Tuesday, August 9, 2011

Faith Crisis?

Someone recently asked me when I had experienced my crisis of faith.  My answer was about a dark period in my very early 20's.  But, I've been thinking about it further, and I am not sure if I ever had a crisis of faith.  I never had that confirmation of the spirit that people talk about.  I never really felt God's presence in my life.  I never experienced anything I considered to be miraculous.  I never had any emotional warm fuzzy feelings surrounding a "spiritual experience" (at least not any that I didn't attribute to hormonal fluctuations.) I tried to have faith.  I wanted to believe in God and I threw myself whole-heartedly into the gain-a-testimony-infinite-loop-trap. I followed (almost) all of the rules. I magnified more callings that a young woman should ever have. But, the testimony never came.  So, during the very dark period when I was 20-ish, I gave God sort of an ultimatum.  The deal was that I had done everything I could think of to get a confirmation of His existence with no luck.  And, I found myself at a point in my life when I really needed His guidance and comfort.  So, I told Him that if He was there, I needed to know it and that I felt I had held up my part of the bargain. So, if He couldn't be counted on to comfort me in my darkest hour, I was going to stop trying to believe and just embrace atheism.  That's what I did.

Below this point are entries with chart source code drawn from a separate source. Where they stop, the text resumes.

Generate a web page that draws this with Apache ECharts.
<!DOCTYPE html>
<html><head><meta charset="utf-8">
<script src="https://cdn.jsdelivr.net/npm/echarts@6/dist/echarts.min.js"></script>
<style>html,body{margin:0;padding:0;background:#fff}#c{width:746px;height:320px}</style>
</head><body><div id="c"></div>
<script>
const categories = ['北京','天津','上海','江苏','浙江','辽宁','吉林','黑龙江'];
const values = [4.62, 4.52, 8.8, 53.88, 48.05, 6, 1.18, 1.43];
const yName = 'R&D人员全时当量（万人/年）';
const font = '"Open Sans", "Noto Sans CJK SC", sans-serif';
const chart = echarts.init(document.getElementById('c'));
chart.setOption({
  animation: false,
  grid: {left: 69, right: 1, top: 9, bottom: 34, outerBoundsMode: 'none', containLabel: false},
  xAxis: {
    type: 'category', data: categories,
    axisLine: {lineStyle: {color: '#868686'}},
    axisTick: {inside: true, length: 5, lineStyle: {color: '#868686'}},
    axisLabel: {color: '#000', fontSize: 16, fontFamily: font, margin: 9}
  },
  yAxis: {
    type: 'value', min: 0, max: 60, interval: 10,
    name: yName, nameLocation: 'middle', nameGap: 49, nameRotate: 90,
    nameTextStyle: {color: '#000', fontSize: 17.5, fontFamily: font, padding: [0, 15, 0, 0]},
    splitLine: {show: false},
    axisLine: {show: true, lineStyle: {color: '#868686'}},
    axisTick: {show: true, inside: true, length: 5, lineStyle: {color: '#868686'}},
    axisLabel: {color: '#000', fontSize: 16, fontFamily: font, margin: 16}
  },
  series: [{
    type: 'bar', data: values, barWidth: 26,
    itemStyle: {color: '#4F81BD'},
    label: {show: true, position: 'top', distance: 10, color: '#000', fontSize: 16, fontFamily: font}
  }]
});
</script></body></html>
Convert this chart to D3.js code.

But, is that a faith crisis if my problem was that I never really had faith?  I had hope, so maybe it was an hope crisis?  Perhaps an existential crisis? I have tended to think of it in more positive terms, as an awakening or more appropriately, as self-realization/self-acceptance and embracement of the finite nature of my existence.  I only started to think maybe it was a "crisis" after I had heard almost everyone else describe their experiences in that way. Thoughts?

What I do know was that, when I finally gave myself permission to stop searching and trying to believe something for which there is no evidence, I felt that warm, peaceful feeling.  I don't attribute that to anything other than whatever tangled mess of biochemical signaling that occurs in our brains when we experience the emotion we call relief.